# DIRECTIONS FOR THIS TASK
Write down every entry below once more, exactly.

# TASK INPUT
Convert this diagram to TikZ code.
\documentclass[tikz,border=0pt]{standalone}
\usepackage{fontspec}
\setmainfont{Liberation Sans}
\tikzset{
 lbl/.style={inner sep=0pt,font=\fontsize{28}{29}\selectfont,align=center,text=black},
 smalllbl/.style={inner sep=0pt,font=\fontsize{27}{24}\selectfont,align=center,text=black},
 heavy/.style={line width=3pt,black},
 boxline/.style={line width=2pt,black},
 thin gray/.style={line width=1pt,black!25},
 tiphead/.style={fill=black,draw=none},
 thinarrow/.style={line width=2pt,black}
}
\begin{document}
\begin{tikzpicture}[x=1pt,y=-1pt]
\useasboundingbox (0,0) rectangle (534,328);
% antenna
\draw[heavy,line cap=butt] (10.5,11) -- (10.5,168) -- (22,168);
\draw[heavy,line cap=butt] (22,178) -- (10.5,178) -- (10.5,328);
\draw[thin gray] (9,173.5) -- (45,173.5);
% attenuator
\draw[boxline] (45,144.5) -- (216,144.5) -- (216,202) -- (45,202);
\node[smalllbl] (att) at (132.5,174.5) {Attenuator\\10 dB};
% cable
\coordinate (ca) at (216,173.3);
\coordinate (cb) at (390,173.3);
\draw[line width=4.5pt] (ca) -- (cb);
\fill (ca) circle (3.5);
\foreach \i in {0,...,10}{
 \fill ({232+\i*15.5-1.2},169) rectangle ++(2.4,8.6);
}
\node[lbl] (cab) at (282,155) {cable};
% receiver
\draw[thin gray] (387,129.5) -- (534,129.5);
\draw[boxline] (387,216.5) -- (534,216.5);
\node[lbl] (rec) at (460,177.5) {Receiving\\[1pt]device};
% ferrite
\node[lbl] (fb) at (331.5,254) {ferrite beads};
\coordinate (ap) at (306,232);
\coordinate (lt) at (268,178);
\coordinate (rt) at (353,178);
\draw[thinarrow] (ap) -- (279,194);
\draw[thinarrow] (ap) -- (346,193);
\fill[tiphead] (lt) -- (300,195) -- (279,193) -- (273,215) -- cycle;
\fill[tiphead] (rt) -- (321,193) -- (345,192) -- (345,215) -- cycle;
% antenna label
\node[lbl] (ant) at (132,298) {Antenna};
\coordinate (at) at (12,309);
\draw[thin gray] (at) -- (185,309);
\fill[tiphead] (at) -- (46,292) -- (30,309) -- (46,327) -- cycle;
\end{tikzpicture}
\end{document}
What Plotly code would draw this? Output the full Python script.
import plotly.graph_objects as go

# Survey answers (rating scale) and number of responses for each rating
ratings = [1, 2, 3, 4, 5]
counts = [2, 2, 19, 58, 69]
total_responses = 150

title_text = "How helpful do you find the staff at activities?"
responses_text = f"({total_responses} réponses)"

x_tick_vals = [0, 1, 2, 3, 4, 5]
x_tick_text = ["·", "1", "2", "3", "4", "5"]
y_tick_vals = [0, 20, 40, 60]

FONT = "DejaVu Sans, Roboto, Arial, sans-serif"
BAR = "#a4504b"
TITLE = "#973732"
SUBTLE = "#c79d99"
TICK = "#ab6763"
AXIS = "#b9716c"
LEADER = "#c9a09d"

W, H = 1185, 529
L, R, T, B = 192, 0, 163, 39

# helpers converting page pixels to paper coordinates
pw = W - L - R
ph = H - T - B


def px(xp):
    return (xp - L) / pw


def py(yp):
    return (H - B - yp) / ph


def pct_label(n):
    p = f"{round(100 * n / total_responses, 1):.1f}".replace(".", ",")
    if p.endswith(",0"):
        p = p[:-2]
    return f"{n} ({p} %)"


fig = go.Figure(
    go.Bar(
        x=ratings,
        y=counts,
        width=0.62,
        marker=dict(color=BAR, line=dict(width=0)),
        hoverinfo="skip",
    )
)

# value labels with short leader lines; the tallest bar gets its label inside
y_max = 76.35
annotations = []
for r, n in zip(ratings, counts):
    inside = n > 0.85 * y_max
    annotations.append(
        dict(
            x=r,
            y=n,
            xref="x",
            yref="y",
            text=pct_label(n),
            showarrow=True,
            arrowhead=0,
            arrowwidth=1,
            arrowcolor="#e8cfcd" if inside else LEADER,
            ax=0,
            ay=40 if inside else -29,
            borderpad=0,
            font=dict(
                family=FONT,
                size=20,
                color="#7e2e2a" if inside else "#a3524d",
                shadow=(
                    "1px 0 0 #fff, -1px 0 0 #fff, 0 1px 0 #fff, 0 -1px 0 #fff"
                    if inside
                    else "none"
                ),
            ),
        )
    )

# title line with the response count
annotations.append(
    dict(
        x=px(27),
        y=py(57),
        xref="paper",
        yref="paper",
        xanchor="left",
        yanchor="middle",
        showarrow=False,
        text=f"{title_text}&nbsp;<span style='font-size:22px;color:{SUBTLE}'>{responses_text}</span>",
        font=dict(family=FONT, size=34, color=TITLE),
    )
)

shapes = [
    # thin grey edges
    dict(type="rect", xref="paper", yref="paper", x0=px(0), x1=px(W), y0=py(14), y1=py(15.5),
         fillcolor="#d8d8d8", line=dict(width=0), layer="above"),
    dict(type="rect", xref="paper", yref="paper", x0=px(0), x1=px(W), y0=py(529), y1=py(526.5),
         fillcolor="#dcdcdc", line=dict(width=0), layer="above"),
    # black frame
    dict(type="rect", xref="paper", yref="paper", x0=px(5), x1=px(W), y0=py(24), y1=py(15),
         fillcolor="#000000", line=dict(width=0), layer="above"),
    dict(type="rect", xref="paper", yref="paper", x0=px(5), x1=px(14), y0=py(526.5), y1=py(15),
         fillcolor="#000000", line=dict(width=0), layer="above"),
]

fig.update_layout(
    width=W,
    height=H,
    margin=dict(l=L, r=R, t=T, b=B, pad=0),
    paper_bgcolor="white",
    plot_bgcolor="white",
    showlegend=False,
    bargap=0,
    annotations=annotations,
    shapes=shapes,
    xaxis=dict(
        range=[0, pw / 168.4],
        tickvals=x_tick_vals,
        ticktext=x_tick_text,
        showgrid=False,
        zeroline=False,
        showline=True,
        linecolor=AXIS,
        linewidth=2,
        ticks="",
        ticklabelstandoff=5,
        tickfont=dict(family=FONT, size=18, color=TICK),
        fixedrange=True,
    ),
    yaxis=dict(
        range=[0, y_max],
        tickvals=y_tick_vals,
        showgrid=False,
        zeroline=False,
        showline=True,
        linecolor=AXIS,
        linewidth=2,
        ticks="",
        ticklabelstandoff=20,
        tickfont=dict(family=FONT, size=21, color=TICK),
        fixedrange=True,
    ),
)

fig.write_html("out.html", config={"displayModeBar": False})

# ANSWER TO THIS PROBLEM
Convert this diagram to TikZ code.
\documentclass[tikz,border=0pt]{standalone}
\usepackage{fontspec}
\setmainfont{Liberation Sans}
\tikzset{
 lbl/.style={inner sep=0pt,font=\fontsize{28}{29}\selectfont,align=center,text=black},
 smalllbl/.style={inner sep=0pt,font=\fontsize{27}{24}\selectfont,align=center,text=black},
 heavy/.style={line width=3pt,black},
 boxline/.style={line width=2pt,black},
 thin gray/.style={line width=1pt,black!25},
 tiphead/.style={fill=black,draw=none},
 thinarrow/.style={line width=2pt,black}
}
\begin{document}
\begin{tikzpicture}[x=1pt,y=-1pt]
\useasboundingbox (0,0) rectangle (534,328);
% antenna
\draw[heavy,line cap=butt] (10.5,11) -- (10.5,168) -- (22,168);
\draw[heavy,line cap=butt] (22,178) -- (10.5,178) -- (10.5,328);
\draw[thin gray] (9,173.5) -- (45,173.5);
% attenuator
\draw[boxline] (45,144.5) -- (216,144.5) -- (216,202) -- (45,202);
\node[smalllbl] (att) at (132.5,174.5) {Attenuator\\10 dB};
% cable
\coordinate (ca) at (216,173.3);
\coordinate (cb) at (390,173.3);
\draw[line width=4.5pt] (ca) -- (cb);
\fill (ca) circle (3.5);
\foreach \i in {0,...,10}{
 \fill ({232+\i*15.5-1.2},169) rectangle ++(2.4,8.6);
}
\node[lbl] (cab) at (282,155) {cable};
% receiver
\draw[thin gray] (387,129.5) -- (534,129.5);
\draw[boxline] (387,216.5) -- (534,216.5);
\node[lbl] (rec) at (460,177.5) {Receiving\\[1pt]device};
% ferrite
\node[lbl] (fb) at (331.5,254) {ferrite beads};
\coordinate (ap) at (306,232);
\coordinate (lt) at (268,178);
\coordinate (rt) at (353,178);
\draw[thinarrow] (ap) -- (279,194);
\draw[thinarrow] (ap) -- (346,193);
\fill[tiphead] (lt) -- (300,195) -- (279,193) -- (273,215) -- cycle;
\fill[tiphead] (rt) -- (321,193) -- (345,192) -- (345,215) -- cycle;
% antenna label
\node[lbl] (ant) at (132,298) {Antenna};
\coordinate (at) at (12,309);
\draw[thin gray] (at) -- (185,309);
\fill[tiphead] (at) -- (46,292) -- (30,309) -- (46,327) -- cycle;
\end{tikzpicture}
\end{document}
What Plotly code would draw this? Output the full Python script.
import plotly.graph_objects as go

# Survey answers (rating scale) and number of responses for each rating
ratings = [1, 2, 3, 4, 5]
counts = [2, 2, 19, 58, 69]
total_responses = 150

title_text = "How helpful do you find the staff at activities?"
responses_text = f"({total_responses} réponses)"

x_tick_vals = [0, 1, 2, 3, 4, 5]
x_tick_text = ["·", "1", "2", "3", "4", "5"]
y_tick_vals = [0, 20, 40, 60]

FONT = "DejaVu Sans, Roboto, Arial, sans-serif"
BAR = "#a4504b"
TITLE = "#973732"
SUBTLE = "#c79d99"
TICK = "#ab6763"
AXIS = "#b9716c"
LEADER = "#c9a09d"

W, H = 1185, 529
L, R, T, B = 192, 0, 163, 39

# helpers converting page pixels to paper coordinates
pw = W - L - R
ph = H - T - B


def px(xp):
    return (xp - L) / pw


def py(yp):
    return (H - B - yp) / ph


def pct_label(n):
    p = f"{round(100 * n / total_responses, 1):.1f}".replace(".", ",")
    if p.endswith(",0"):
        p = p[:-2]
    return f"{n} ({p} %)"


fig = go.Figure(
    go.Bar(
        x=ratings,
        y=counts,
        width=0.62,
        marker=dict(color=BAR, line=dict(width=0)),
        hoverinfo="skip",
    )
)

# value labels with short leader lines; the tallest bar gets its label inside
y_max = 76.35
annotations = []
for r, n in zip(ratings, counts):
    inside = n > 0.85 * y_max
    annotations.append(
        dict(
            x=r,
            y=n,
            xref="x",
            yref="y",
            text=pct_label(n),
            showarrow=True,
            arrowhead=0,
            arrowwidth=1,
            arrowcolor="#e8cfcd" if inside else LEADER,
            ax=0,
            ay=40 if inside else -29,
            borderpad=0,
            font=dict(
                family=FONT,
                size=20,
                color="#7e2e2a" if inside else "#a3524d",
                shadow=(
                    "1px 0 0 #fff, -1px 0 0 #fff, 0 1px 0 #fff, 0 -1px 0 #fff"
                    if inside
                    else "none"
                ),
            ),
        )
    )

# title line with the response count
annotations.append(
    dict(
        x=px(27),
        y=py(57),
        xref="paper",
        yref="paper",
        xanchor="left",
        yanchor="middle",
        showarrow=False,
        text=f"{title_text}&nbsp;<span style='font-size:22px;color:{SUBTLE}'>{responses_text}</span>",
        font=dict(family=FONT, size=34, color=TITLE),
    )
)

shapes = [
    # thin grey edges
    dict(type="rect", xref="paper", yref="paper", x0=px(0), x1=px(W), y0=py(14), y1=py(15.5),
         fillcolor="#d8d8d8", line=dict(width=0), layer="above"),
    dict(type="rect", xref="paper", yref="paper", x0=px(0), x1=px(W), y0=py(529), y1=py(526.5),
         fillcolor="#dcdcdc", line=dict(width=0), layer="above"),
    # black frame
    dict(type="rect", xref="paper", yref="paper", x0=px(5), x1=px(W), y0=py(24), y1=py(15),
         fillcolor="#000000", line=dict(width=0), layer="above"),
    dict(type="rect", xref="paper", yref="paper", x0=px(5), x1=px(14), y0=py(526.5), y1=py(15),
         fillcolor="#000000", line=dict(width=0), layer="above"),
]

fig.update_layout(
    width=W,
    height=H,
    margin=dict(l=L, r=R, t=T, b=B, pad=0),
    paper_bgcolor="white",
    plot_bgcolor="white",
    showlegend=False,
    bargap=0,
    annotations=annotations,
    shapes=shapes,
    xaxis=dict(
        range=[0, pw / 168.4],
        tickvals=x_tick_vals,
        ticktext=x_tick_text,
        showgrid=False,
        zeroline=False,
        showline=True,
        linecolor=AXIS,
        linewidth=2,
        ticks="",
        ticklabelstandoff=5,
        tickfont=dict(family=FONT, size=18, color=TICK),
        fixedrange=True,
    ),
    yaxis=dict(
        range=[0, y_max],
        tickvals=y_tick_vals,
        showgrid=False,
        zeroline=False,
        showline=True,
        linecolor=AXIS,
        linewidth=2,
        ticks="",
        ticklabelstandoff=20,
        tickfont=dict(family=FONT, size=21, color=TICK),
        fixedrange=True,
    ),
)

fig.write_html("out.html", config={"displayModeBar": False})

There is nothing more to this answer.